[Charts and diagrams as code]
## START
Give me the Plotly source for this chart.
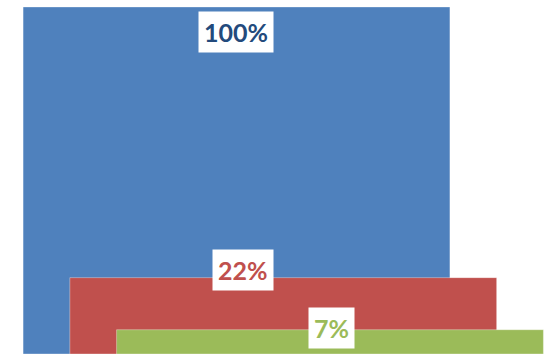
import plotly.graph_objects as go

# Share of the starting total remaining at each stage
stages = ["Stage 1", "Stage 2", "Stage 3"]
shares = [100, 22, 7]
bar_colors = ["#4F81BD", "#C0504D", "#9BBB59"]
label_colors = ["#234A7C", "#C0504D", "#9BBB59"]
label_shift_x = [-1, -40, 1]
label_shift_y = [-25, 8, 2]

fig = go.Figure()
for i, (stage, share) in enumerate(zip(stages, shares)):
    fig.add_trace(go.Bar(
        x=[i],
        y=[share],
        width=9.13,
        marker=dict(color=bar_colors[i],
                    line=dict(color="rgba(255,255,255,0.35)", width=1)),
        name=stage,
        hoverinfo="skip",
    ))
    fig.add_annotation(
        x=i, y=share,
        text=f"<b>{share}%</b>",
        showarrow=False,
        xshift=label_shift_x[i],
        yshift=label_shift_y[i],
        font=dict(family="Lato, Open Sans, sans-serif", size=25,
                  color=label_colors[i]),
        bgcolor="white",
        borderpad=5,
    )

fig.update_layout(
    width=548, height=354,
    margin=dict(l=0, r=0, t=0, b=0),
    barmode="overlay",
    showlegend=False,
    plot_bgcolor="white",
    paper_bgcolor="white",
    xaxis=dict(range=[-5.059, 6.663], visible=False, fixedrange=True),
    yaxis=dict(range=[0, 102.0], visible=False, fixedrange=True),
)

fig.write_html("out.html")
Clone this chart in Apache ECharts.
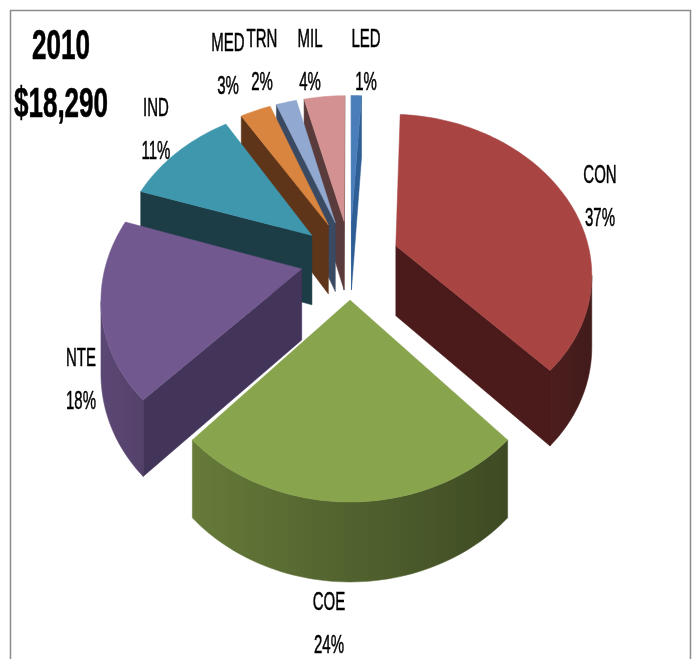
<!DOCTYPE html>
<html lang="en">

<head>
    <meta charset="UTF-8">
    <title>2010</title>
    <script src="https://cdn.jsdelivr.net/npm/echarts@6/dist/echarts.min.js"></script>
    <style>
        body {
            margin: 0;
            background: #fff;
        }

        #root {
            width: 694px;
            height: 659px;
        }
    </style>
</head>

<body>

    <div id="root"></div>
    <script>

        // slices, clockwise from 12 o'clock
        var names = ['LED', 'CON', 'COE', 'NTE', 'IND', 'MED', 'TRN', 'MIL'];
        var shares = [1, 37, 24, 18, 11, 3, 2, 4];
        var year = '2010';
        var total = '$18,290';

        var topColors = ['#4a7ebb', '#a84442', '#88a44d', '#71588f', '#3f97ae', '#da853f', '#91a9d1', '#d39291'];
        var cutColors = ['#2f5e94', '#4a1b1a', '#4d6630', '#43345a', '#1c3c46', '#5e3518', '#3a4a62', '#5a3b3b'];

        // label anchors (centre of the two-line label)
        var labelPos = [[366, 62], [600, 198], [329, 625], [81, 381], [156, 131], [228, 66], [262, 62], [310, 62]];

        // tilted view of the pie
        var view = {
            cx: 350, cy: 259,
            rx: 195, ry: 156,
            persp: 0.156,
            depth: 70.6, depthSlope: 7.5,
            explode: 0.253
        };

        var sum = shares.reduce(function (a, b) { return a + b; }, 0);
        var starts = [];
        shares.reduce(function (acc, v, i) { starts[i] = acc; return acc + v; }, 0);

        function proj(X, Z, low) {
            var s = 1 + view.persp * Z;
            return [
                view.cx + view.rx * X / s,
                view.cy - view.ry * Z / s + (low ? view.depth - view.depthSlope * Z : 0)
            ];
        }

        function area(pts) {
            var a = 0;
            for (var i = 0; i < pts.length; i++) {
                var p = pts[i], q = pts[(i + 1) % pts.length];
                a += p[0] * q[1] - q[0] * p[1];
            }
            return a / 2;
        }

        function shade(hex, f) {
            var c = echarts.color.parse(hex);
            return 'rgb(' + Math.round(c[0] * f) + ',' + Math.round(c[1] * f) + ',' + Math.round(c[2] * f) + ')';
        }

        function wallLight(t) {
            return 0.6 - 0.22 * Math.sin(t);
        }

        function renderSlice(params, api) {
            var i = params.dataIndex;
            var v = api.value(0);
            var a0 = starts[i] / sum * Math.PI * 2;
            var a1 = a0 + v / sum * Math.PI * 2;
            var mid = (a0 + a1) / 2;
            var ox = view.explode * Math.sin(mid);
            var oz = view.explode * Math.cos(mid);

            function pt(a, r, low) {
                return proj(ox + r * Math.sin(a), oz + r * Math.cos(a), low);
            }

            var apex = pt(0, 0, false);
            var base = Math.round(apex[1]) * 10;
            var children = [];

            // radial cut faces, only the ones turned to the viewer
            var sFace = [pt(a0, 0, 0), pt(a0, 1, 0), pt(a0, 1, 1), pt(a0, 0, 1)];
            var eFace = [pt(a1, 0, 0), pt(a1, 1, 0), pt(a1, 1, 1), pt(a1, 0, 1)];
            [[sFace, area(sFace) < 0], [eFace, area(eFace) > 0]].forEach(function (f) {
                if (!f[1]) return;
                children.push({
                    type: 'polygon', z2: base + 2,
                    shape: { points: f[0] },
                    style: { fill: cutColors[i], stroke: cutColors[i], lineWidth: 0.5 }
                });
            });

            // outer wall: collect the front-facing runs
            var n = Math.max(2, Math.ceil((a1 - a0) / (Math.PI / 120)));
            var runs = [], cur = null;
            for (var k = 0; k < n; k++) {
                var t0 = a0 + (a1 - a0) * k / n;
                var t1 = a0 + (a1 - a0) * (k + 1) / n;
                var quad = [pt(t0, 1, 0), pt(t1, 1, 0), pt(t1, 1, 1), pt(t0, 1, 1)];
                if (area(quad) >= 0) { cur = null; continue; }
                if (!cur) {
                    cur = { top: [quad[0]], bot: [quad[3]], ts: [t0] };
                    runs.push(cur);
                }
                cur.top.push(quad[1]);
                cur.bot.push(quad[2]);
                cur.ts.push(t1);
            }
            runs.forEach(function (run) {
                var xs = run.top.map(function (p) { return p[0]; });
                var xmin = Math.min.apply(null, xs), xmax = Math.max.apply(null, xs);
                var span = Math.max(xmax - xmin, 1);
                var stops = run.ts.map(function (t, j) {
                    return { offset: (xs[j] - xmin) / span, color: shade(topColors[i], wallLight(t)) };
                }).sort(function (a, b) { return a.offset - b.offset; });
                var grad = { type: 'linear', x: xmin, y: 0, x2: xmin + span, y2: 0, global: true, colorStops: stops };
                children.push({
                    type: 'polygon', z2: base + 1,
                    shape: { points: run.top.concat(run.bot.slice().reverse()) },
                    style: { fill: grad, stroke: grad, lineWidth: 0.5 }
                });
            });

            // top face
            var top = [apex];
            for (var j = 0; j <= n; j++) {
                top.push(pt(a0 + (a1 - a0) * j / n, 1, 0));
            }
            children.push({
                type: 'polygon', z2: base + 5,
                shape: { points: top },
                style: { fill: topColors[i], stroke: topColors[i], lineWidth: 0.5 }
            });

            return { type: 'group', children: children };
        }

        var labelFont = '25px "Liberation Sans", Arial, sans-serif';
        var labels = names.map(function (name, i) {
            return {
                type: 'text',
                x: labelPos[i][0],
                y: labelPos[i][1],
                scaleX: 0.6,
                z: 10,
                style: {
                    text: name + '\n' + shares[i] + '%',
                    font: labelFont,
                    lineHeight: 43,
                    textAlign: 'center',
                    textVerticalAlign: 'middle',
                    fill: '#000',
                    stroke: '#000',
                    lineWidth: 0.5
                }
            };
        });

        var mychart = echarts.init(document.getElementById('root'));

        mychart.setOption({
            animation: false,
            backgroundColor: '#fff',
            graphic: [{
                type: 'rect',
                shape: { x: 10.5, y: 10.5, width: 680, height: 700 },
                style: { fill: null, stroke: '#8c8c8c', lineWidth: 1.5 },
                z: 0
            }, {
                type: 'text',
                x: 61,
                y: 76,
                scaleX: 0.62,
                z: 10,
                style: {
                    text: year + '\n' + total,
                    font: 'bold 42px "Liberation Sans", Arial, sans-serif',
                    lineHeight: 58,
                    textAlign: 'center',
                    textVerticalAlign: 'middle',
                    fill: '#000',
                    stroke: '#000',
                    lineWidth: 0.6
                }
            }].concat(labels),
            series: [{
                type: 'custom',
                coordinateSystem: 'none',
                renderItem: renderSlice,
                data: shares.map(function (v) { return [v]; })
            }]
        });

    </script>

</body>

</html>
## END
> **What needs to be done**: Print exactly the first line of the entries and every line after it through the one that contains "label_shift_y = [-25, 8, 2]", leaving the pictures out.

> **Output of the exercise**:
Give me the Plotly source for this chart.
import plotly.graph_objects as go

# Share of the starting total remaining at each stage
stages = ["Stage 1", "Stage 2", "Stage 3"]
shares = [100, 22, 7]
bar_colors = ["#4F81BD", "#C0504D", "#9BBB59"]
label_colors = ["#234A7C", "#C0504D", "#9BBB59"]
label_shift_x = [-1, -40, 1]
label_shift_y = [-25, 8, 2]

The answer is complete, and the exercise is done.